If you understand the rhythm scheme, then the various beats make sense.

If you love music, why not learn something about theory, melody, harmony and rhythm? (You can always unlearn it.)

digitalimpression's avatar

A ton of very successful musicians never learned to even read music..

However, if you plan on making very rich and interesting music, @gailcalled is correct. I’ve found though, that oftentimes the music that I enjoy is much more simple. It all depends on the style you intend to play and the target “audience”... even if that audience is only you.

Dr_Lawrence's avatar

Knowledge of musical theory can be a benefit but the lack of it would not prevent someone from becoming a great guitarist. They would be somewhat handicapped working with better educated musicians who understand key signature and timing notation.

wundayatta's avatar

Nope. You don’t need theory to play. For many people, it’s far easier to play without theory. They play by ear and it works.

Theory helps you figure stuff out if you can’t hear it, or if it takes too long to get it by ear.

Theory will help you play better, but it is not the only way to become proficient.

Theory will help you improvise, sorta. That is, you can figure out what notes will fit. But generally, that takes too long. By the time you figure out what note to play, you are way past the time to play it. On the other hand, it is likely that it will come around again.

I think that the thing that will help you most with improvisation is knowing your scales. Know what key you are in, and know how to play the notes in that key, and you’ll be able to fit right in.

It also helps to know where you are in the tune. Theory can help, but usually it’s something you just need to feel.

But the biggest tip I can give you on improvisation is to listen. Listen to what everyone else is doing instead of hogging all the space for yourself. By listening and giving to your fellow musicians, you open things up, and that makes the music a lot better. People who hog all the space are not liked.

Rarebear's avatar

Disagree with the above. I’ve found music theory quite valuable in helping me learn to play the guitar.

MollyMcGuire's avatar

Absolutely! If you are going to play music that you did not write and want to do it justice, learn to read it. Without theory, you don’t read music. You might read notes, but you guess at the rest!

28lorelei's avatar

Theory will help you, although it may not be necessary. You will understand what you are doing better. Ear training is also great, because with it you can better hear what you are playing, and be better connected to the music you play.

serenade's avatar

I think in the case of most guitar playing a little theory goes a long way in the hands of someone who really enjoys or wants to enjoy playing guitar. Knowing and/or understanding scales, keys and a few other structural elements will help make playing songs an “inside out” process rather than “outside in” and will probably save some time and effort with learning and internalizing songs.

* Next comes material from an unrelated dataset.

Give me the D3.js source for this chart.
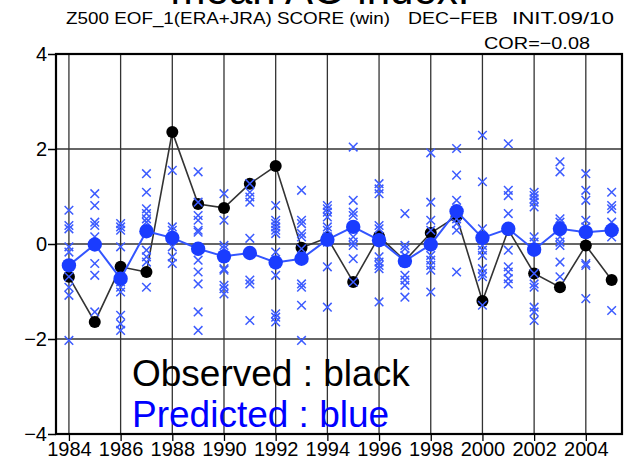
<!DOCTYPE html>
<html>
<head>
<meta charset="utf-8">
<script src="https://cdn.jsdelivr.net/npm/d3@7"></script>
<style>
  body { margin: 0; background: #fff; }
  text { font-family: "Liberation Sans", Arial, sans-serif; }
</style>
</head>
<body>
<div id="chart"></div>
<script>
var width = 625;
var height = 460;

// winters (DEC-FEB), labelled by year
const years = [1984, 1985, 1986, 1987, 1988, 1989, 1990, 1991, 1992, 1993, 1994,
  1995, 1996, 1997, 1998, 1999, 2000, 2001, 2002, 2003, 2004, 2005];

const observed = [-0.69, -1.64, -0.48, -0.59, 2.36, 0.84, 0.76, 1.27, 1.64, -0.08, 0.13,
  -0.80, 0.16, -0.35, 0.23, 0.58, -1.20, 0.30, -0.62, -0.91, -0.03, -0.76];

const predicted = [-0.45, -0.01, -0.73, 0.27, 0.13, -0.10, -0.26, -0.19, -0.39, -0.31, 0.09,
  0.36, 0.08, -0.36, -0.01, 0.69, 0.13, 0.32, -0.12, 0.32, 0.25, 0.29];

// ensemble members, one list per winter
const members = [
  [0.71, 0.39, 0.32, -0.06, -0.17, -0.69, -0.91, -1.08, -2.03],
  [1.06, 0.81, 0.46, 0.39, 0.15, -0.41, -0.66, -1.43],
  [0.43, 0.36, 0.29, -0.06, -0.80, -0.91, -1.01, -1.50, -1.68, -1.82],
  [1.48, 1.09, 0.74, 0.64, 0.53, 0.46, 0.29, -0.13, -0.27, -0.38, -0.91],
  [1.55, 0.36, 0.29, -0.06, -0.27, -0.41],
  [1.52, 0.88, 0.60, 0.50, 0.29, 0.25, -0.34, -0.59, -0.84, -1.43, -1.82],
  [1.06, 0.50, -0.03, -0.10, -0.52, -0.55, -0.87, -0.94, -1.05],
  [1.27, 1.09, 0.99, 0.88, 0.12, -0.76, -0.84, -1.61],
  [0.81, 0.50, 0.43, 0.36, 0.29, 0.22, -0.17, -0.38, -0.66, -1.47, -1.54, -1.64],
  [1.13, 0.50, 0.43, 0.22, 0.15, -0.10, -0.84, -0.91, -1.29, -2.03],
  [0.81, 0.74, 0.67, 0.57, 0.36, 0.29, 0.15, 0.04, -0.48, -1.33],
  [2.04, 0.92, 0.67, 0.60, 0.15, 0.04, -0.03, -0.31, -0.80],
  [1.27, 1.16, 1.06, 0.39, 0.32, -0.27, -0.38, -0.45, -0.52, -1.22],
  [0.64, -0.03, -0.10, -0.24, -0.66, -0.76, -0.87, -1.12],
  [1.92, 0.88, 0.50, 0.29, -0.03, -0.24, -0.34, -0.45, -0.55, -1.01],
  [2.01, 1.45, 0.92, 0.67, 0.53, 0.43, 0.29, -0.59],
  [2.29, 1.31, 0.32, 0.11, -0.03, -0.13, -0.24, -0.52, -0.62, -0.69, -1.29],
  [2.11, 1.13, 1.02, 0.64, 0.29, -0.13, -0.48, -0.59, -0.73, -0.84],
  [1.09, 1.02, 0.95, 0.88, 0.78, 0.15, 0.04, -0.62, -0.84, -0.91, -1.33, -1.43, -1.61],
  [1.73, 1.52, 0.53, 0.46, 0.29, 0.15, 0.04, -0.03, -0.38, -0.69],
  [1.48, 1.13, 0.92, 0.50, 0.36, -0.41, -0.45, -1.15],
  [1.09, 0.81, 0.74, 0.46, 0.29, 0.15, -1.40]
];

const xTicks = [1984, 1986, 1988, 1990, 1992, 1994, 1996, 1998, 2000, 2002, 2004];
const yTicks = [-4, -2, 0, 2, 4];

var svg = d3
  .select("#chart")
  .append("svg")
  .attr("width", width)
  .attr("height", height);

var x = d3.scaleLinear().domain([1983.5, 2005.4]).range([56, 622]);
var y = d3.scaleLinear().domain([-4, 4]).range([434, 54]);

// grid
svg.append("g")
  .selectAll("line")
  .data(xTicks)
  .join("line")
  .attr("x1", (d) => x(d))
  .attr("x2", (d) => x(d))
  .attr("y1", y(4))
  .attr("y2", y(-4))
  .attr("stroke", "#333")
  .attr("stroke-width", 1.3);

svg.append("g")
  .selectAll("line")
  .data([-2, 0, 2])
  .join("line")
  .attr("x1", x.range()[0])
  .attr("x2", x.range()[1])
  .attr("y1", (d) => y(d))
  .attr("y2", (d) => y(d))
  .attr("stroke", "#333")
  .attr("stroke-width", 1.3);

// axes
var xAxis = svg.append("g")
  .attr("transform", "translate(0," + y(-4) + ")")
  .call(d3.axisBottom(x).tickValues(xTicks).tickFormat(d3.format("d")).tickSize(7).tickSizeOuter(0));
xAxis.select(".domain").remove();
xAxis.selectAll("line").attr("stroke", "#000").attr("stroke-width", 1.3);
xAxis.selectAll("text").attr("font-size", 20).attr("fill", "#000").attr("dy", "0.95em").attr("y", 3);

var yAxis = svg.append("g")
  .attr("transform", "translate(" + x.range()[0] + ",0)")
  .call(d3.axisLeft(y).tickValues(yTicks).tickFormat(d3.format("d")).tickSize(8).tickSizeOuter(0));
yAxis.select(".domain").remove();
yAxis.selectAll("line").attr("stroke", "#000").attr("stroke-width", 1.5);
yAxis.selectAll("text").attr("font-size", 20).attr("fill", "#000").attr("x", -9);

// frame
svg.append("rect")
  .attr("x", x.range()[0])
  .attr("y", y(4))
  .attr("width", x.range()[1] - x.range()[0])
  .attr("height", y(-4) - y(4))
  .attr("fill", "none")
  .attr("stroke", "#000")
  .attr("stroke-width", 2.2);

// observed
var line = d3.line()
  .x((d, i) => x(years[i]))
  .y((d) => y(d));

svg.append("path")
  .attr("d", line(observed))
  .attr("fill", "none")
  .attr("stroke", "#333")
  .attr("stroke-width", 1.6);

svg.append("g")
  .selectAll("circle")
  .data(observed)
  .join("circle")
  .attr("cx", (d, i) => x(years[i]))
  .attr("cy", (d) => y(d))
  .attr("r", 6)
  .attr("fill", "#000");

// ensemble members as crosses
var pts = [];
members.forEach(function (list, i) {
  list.forEach(function (v) { pts.push({ yr: years[i], v: v }); });
});

svg.append("g")
  .selectAll("path")
  .data(pts)
  .join("path")
  .attr("d", (d) => {
    var cx = x(d.yr), cy = y(d.v), s = 4.3;
    return "M" + (cx - s) + "," + (cy - s) + "L" + (cx + s) + "," + (cy + s) +
      "M" + (cx - s) + "," + (cy + s) + "L" + (cx + s) + "," + (cy - s);
  })
  .attr("stroke", "#3d5cff")
  .attr("stroke-width", 1.5)
  .attr("fill", "none");

// predicted mean
svg.append("path")
  .attr("d", line(predicted))
  .attr("fill", "none")
  .attr("stroke", "#3355ff")
  .attr("stroke-width", 2);

svg.append("g")
  .selectAll("circle")
  .data(predicted)
  .join("circle")
  .attr("cx", (d, i) => x(years[i]))
  .attr("cy", (d) => y(d))
  .attr("r", 7.2)
  .attr("fill", "#1a3cff");

// titles
svg.append("text")
  .attr("x", 320)
  .attr("y", 4)
  .attr("text-anchor", "middle")
  .attr("font-size", 42)
  .text("mean AO index.");

svg.append("text")
  .attr("x", 66).attr("y", 24)
  .attr("font-size", 17)
  .attr("textLength", 324).attr("lengthAdjust", "spacingAndGlyphs")
  .text("Z500 EOF_1(ERA+JRA) SCORE (win)");
svg.append("text")
  .attr("x", 408).attr("y", 24)
  .attr("font-size", 17)
  .attr("textLength", 90).attr("lengthAdjust", "spacingAndGlyphs")
  .text("DEC\u2212FEB");
svg.append("text")
  .attr("x", 512).attr("y", 24)
  .attr("font-size", 17)
  .attr("textLength", 102).attr("lengthAdjust", "spacingAndGlyphs")
  .text("INIT.09/10");
svg.append("text")
  .attr("x", 484).attr("y", 49)
  .attr("font-size", 17)
  .attr("textLength", 106).attr("lengthAdjust", "spacingAndGlyphs")
  .text("COR=\u22120.08");

// legend text
svg.append("text")
  .attr("x", 132).attr("y", 386)
  .attr("font-size", 37)
  .attr("fill", "#000")
  .text("Observed : black");
svg.append("text")
  .attr("x", 132).attr("y", 427)
  .attr("font-size", 37)
  .attr("fill", "#0000ff")
  .text("Predicted : blue");
</script>
</body>
</html>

There’s some good information here.

wundayatta's avatar

Music, above all, is about feeling. It was developed long before anyone had a theory to explain it. If you can’t feel it, the theory is worthless. If you can feel it, theory is unnecessary.

Theory does help, but it helps you intellectually. It helps you work things out. But it does not help you while you are playing, unless you are super super intelligent, and even then, I’m not convinced. You have to have memorized things in order to draw on them during play. You can’t figure it out in real time. It happens too fast for that.

I improvise all the time. It takes me a little while to figure out what scale I’m in. Once I do, I’m fine. I can listen to what my fellow musicians are doing and I can play notes that fit in. If I do play a “wrong” note, I know how to turn it into a right note, by playing it again. And again, until it sounds like I meant it that way. That’s what most good improvisers do. Make mistakes and turn them into intentions.

Classical music is different, of course, since you have to play as written without mistakes. If you make mistakes, everyone knows. It’s embarrassing. Classical music is for high stakes gamblers, it seems to me. Improvisation is for those who can’t handle that kind of pressure, like me.